Robert Stevenson wrote: “The day, long wished for, on which the mariner was to see a light exhibited on the Bell Rock at length arrived. Captain Wilson, as usual, hoisted the float’s lanterns to the topmast on the evening of February 1 but the moment the light appeared on the rock, the crew, giving three cheers, lowered them and finally extinguished the lights.”
From the beginning, the lighthouse was a success and the number of shipwrecks locally fell to zero. People came from far and wide to sail out to the Bell Rock, and its fame spread across Britain and Europe. Engineers and architects came to study it and the design of the lighthouse and its method of construction were copied globally. It really is a building that Scotland can be proud of.

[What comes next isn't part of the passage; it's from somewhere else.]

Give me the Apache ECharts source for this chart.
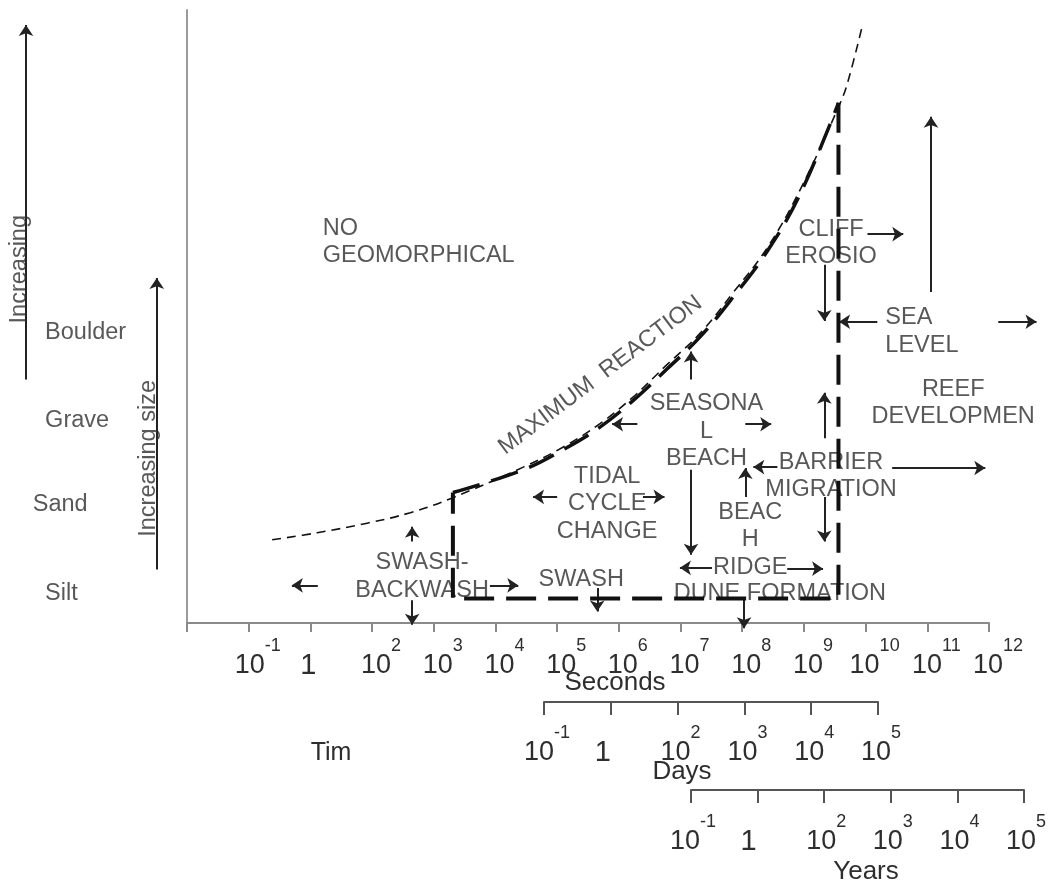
<!DOCTYPE html>
<html><head><meta charset="utf-8">
<script src="https://cdn.jsdelivr.net/npm/echarts@6/dist/echarts.min.js"></script>
<style>html,body{margin:0;padding:0;background:#fff}#c{width:1051px;height:886px}</style>
</head><body><div id="c"></div>
<script>
// ---- data ----
const grainSizes = ['Silt', 'Sand', 'Grave', 'Boulder'];
const grainLevels = [0.34, 1.35, 2.31, 3.32];
const secondsExp = [-1, 0, 2, 3, 4, 5, 6, 7, 8, 9, 10, 11, 12];   // main axis, ticks 1..13
const daysExp = [-1, 0, 2, 3, 4, 5];
const yearsExp = [-1, 0, 2, 3, 4, 5];
const maxReactionCurve = [[1.38,0.95],[2.11,1.03],[2.92,1.14],[3.62,1.26],[4.27,1.42],[5.45,1.78],[6.10,2.01],[6.70,2.28],[7.23,2.58],[7.78,2.95],[8.32,3.31],[8.85,3.77],[9.41,4.29],[9.94,4.95],[10.59,5.94],[10.72,6.20],[10.95,6.83]];
const responseCurve = [[4.31,1.49],[5.45,1.75],[6.10,1.98],[6.70,2.24],[7.23,2.54],[7.78,2.90],[8.32,3.27],[8.85,3.72],[9.41,4.25],[9.94,4.90],[10.56,5.94]];
const responseBox = [[10.56,5.94],[10.56,0.28],[4.31,0.28],[4.31,1.49]];
const processLabels = [
  ['NO\nGEOMORPHICAL', 2.20, 4.35],
  ['MAXIMUM  REACTION', 6.70, 2.83],
  ['SEASONA\nL\nBEACH', 8.42, 2.19],
  ['TIDAL\nCYCLE\nCHANGE', 6.81, 1.36],
  ['SWASH-\nBACKWASH', 3.81, 0.53],
  ['SWASH', 6.39, 0.50],
  ['BEAC\nH\nRIDGE', 9.13, 0.95],
  ['DUNE FORMATION', 9.61, 0.34],
  ['BARRIER\nMIGRATION', 10.44, 1.68],
  ['CLIFF\nEROSIO', 10.44, 4.34],
  ['SEA\nLEVEL', 11.32, 3.33],
  ['REEF\nDEVELOPMEN', 12.42, 2.51]
];
const sideLabels = [['Increasing', -2.72, 4.04], ['Increasing size', -0.62, 1.88]];
const arrows = [
  [[2.12,0.43],[1.70,0.43]], [[3.65,0.93],[3.65,1.10]], [[3.65,0.26],[3.65,-0.02]],
  [[4.91,0.43],[5.37,0.43]], [[6.65,0.40],[6.65,0.13]], [[6.00,1.44],[5.61,1.44]],
  [[7.39,1.44],[7.74,1.44]], [[7.30,2.27],[6.89,2.27]], [[9.05,2.27],[9.47,2.27]],
  [[8.17,2.78],[8.17,3.10]], [[8.17,1.75],[8.17,0.78]], [[8.51,0.63],[7.99,0.63]],
  [[9.73,0.62],[10.31,0.62]], [[9.05,1.44],[9.05,1.77]], [[9.03,0.29],[9.03,-0.06]],
  [[9.57,1.78],[9.18,1.78]], [[11.43,1.77],[12.94,1.77]], [[10.33,2.11],[10.33,2.63]],
  [[10.33,1.44],[10.33,0.93]], [[10.33,4.09],[10.33,3.45]], [[11.03,4.44],[11.61,4.44]],
  [[12.06,3.78],[12.06,5.78]], [[11.19,3.44],[10.57,3.44]], [[13.15,3.44],[13.77,3.44]],
  [[-2.61,2.78],[-2.61,6.83]], [[-0.49,0.61],[-0.49,3.94]]
];

// ---- styling / build ----
const FONT = "'Liberation Sans', Arial, sans-serif";
const TXT = '#2e2e2e';
const leftAligned = ['NO\nGEOMORPHICAL', 'SEA\nLEVEL'];
const rotations = {'MAXIMUM  REACTION': 37};

function powLabel(e) { return e === 0 ? '{one|1}' : '{b|10}{s|' + e + '}'; }
const powRich = {
  b: {fontSize: 27, lineHeight: 58, fontFamily: FONT, color: TXT},
  s: {fontSize: 18, lineHeight: 18, verticalAlign: 'top', fontFamily: FONT, color: TXT},
  one: {fontSize: 29, lineHeight: 58, fontFamily: FONT, color: TXT, padding: [0, 22, 0, 0]}
};
function subAxis(gi, exps, margin, padLeft) {
  return {
    type: 'value', gridIndex: gi, min: 0, max: exps.length - 1, interval: 1,
    axisLine: {show: true, lineStyle: {color: '#555', width: 2}},
    axisTick: {show: true, length: 13, lineStyle: {color: '#555', width: 2}},
    splitLine: {show: false},
    axisLabel: {show: true, margin: margin, padding: [0, 0, 0, padLeft], rich: powRich,
      formatter: v => powLabel(exps[Math.round(v)])}
  };
}

const chart = echarts.init(document.getElementById('c'), null, {renderer: 'canvas'});
const option = {
  backgroundColor: '#fff',
  animation: false,
  textStyle: {fontFamily: FONT},
  grid: [
    {left: 187, right: 62, top: 10, bottom: 263, outerBoundsMode: 'none'},
    {left: 544, width: 334, top: 690, height: 12, outerBoundsMode: 'none'},
    {left: 691, width: 333, top: 778, height: 12, outerBoundsMode: 'none'}
  ],
  xAxis: [
    {
      type: 'value', gridIndex: 0, min: 0, max: 13, interval: 1,
      axisLine: {show: true, lineStyle: {color: '#8a8a8a', width: 2}},
      axisTick: {show: true, length: 9, lineStyle: {color: '#8a8a8a', width: 2}},
      splitLine: {show: false},
      axisLabel: {show: true, margin: 14, padding: [0, 0, 0, 18], rich: powRich,
        formatter: v => v === 0 ? '' : powLabel(secondsExp[Math.round(v) - 1])}
    },
    subAxis(1, daysExp, 22, 6),
    subAxis(2, yearsExp, 23, 4)
  ],
  yAxis: [
    {type: 'value', gridIndex: 0, min: 0, max: 7,
      axisLine: {show: true, lineStyle: {color: '#9a9a9a', width: 2}},
      axisTick: {show: false}, axisLabel: {show: false}, splitLine: {show: false}},
    {type: 'value', gridIndex: 1, show: false},
    {type: 'value', gridIndex: 2, show: false}
  ],
  graphic: [
    {type: 'text', x: 615, y: 683, style: {text: 'Seconds', font: '26px ' + FONT, fill: TXT, align: 'center', verticalAlign: 'middle'}},
    {type: 'text', x: 331, y: 753, style: {text: 'Tim', font: '25px ' + FONT, fill: TXT, align: 'center', verticalAlign: 'middle'}},
    {type: 'text', x: 682, y: 772, style: {text: 'Days', font: '26px ' + FONT, fill: TXT, align: 'center', verticalAlign: 'middle'}},
    {type: 'text', x: 866, y: 872, style: {text: 'Years', font: '26px ' + FONT, fill: TXT, align: 'center', verticalAlign: 'middle'}}
  ],
  series: [
    {type: 'line', xAxisIndex: 0, yAxisIndex: 0, data: maxReactionCurve, smooth: 0.4, symbol: 'none', clip: false,
      lineStyle: {color: '#111', width: 1.6, type: [9, 6]}},
    {type: 'line', xAxisIndex: 0, yAxisIndex: 0, data: responseCurve, smooth: 0.4, symbol: 'none', clip: false,
      lineStyle: {color: '#111', width: 3.5, type: [28, 12]}},
    {type: 'line', xAxisIndex: 0, yAxisIndex: 0, data: responseBox, symbol: 'none', clip: false,
      lineStyle: {color: '#111', width: 4, type: [30, 12]}},
    {type: 'lines', coordinateSystem: 'cartesian2d', xAxisIndex: 0, yAxisIndex: 0, clip: false,
      symbol: ['none', 'arrow'], symbolSize: 11,
      lineStyle: {color: '#222', width: 2, opacity: 1, curveness: 0},
      data: arrows.map(a => ({coords: a}))},
    {type: 'scatter', xAxisIndex: 0, yAxisIndex: 0, symbolSize: 0, clip: false, silent: true,
      label: {show: true, position: 'inside', formatter: '{b}', fontSize: 23.5, lineHeight: 27.5,
        color: TXT, fontFamily: FONT, verticalAlign: 'middle'},
      data: processLabels.map(p => ({name: p[0], value: [p[1], p[2]],
        label: {align: leftAligned.indexOf(p[0]) >= 0 ? 'left' : 'center', rotate: rotations[p[0]] || 0}}))},
    {type: 'scatter', xAxisIndex: 0, yAxisIndex: 0, symbolSize: 0, clip: false, silent: true,
      label: {show: true, position: 'inside', formatter: '{b}', fontSize: 23.5, color: TXT, fontFamily: FONT,
        align: 'left', verticalAlign: 'middle'},
      data: grainSizes.map((g, i) => ({name: g, value: [g === 'Sand' ? -2.50 : -2.30, grainLevels[i]]}))},
    {type: 'scatter', xAxisIndex: 0, yAxisIndex: 0, symbolSize: 0, clip: false, silent: true,
      label: {show: true, position: 'inside', formatter: '{b}', fontSize: 23.5, color: TXT, fontFamily: FONT,
        align: 'center', verticalAlign: 'middle', rotate: 90},
      data: sideLabels.map(s => ({name: s[0], value: [s[1], s[2]]}))}
  ]
};
chart.setOption(option);
</script>
</body></html>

There is a remarkable cultural postscript to the story of the building of the lighthouse. No less a personage than Walter Scott, then one of the commissioners of the Northern Lighthouse Board, inspected the Bell Rock in 1814, and wrote a short poem in the visitors’ album. It reads:
Far in the bosom of the deep
O’er these wild shelves my watch I keep
A ruddy gem of changeful light
Bound on the dusky brow of Night
The Seaman bids my lustre hail
And scorns to strike his tim’rous sail
Such was the growing fame of the lighthouse that the English painter JMW Turner accepted a commission from Robert Stevenson to paint it in 1819. The watercolour and gouache painting of the lighthouse in the midst of a storm is now in the National Gallery of Scotland, having been passed on through the Stevenson family until the gallery purchased it in 1989.
Having survived both world wars – German aircraft attacked it during the Second World War but did little damage – the Bell Rock Lighthouse is now fully automated and continues to send its light out into the North Sea.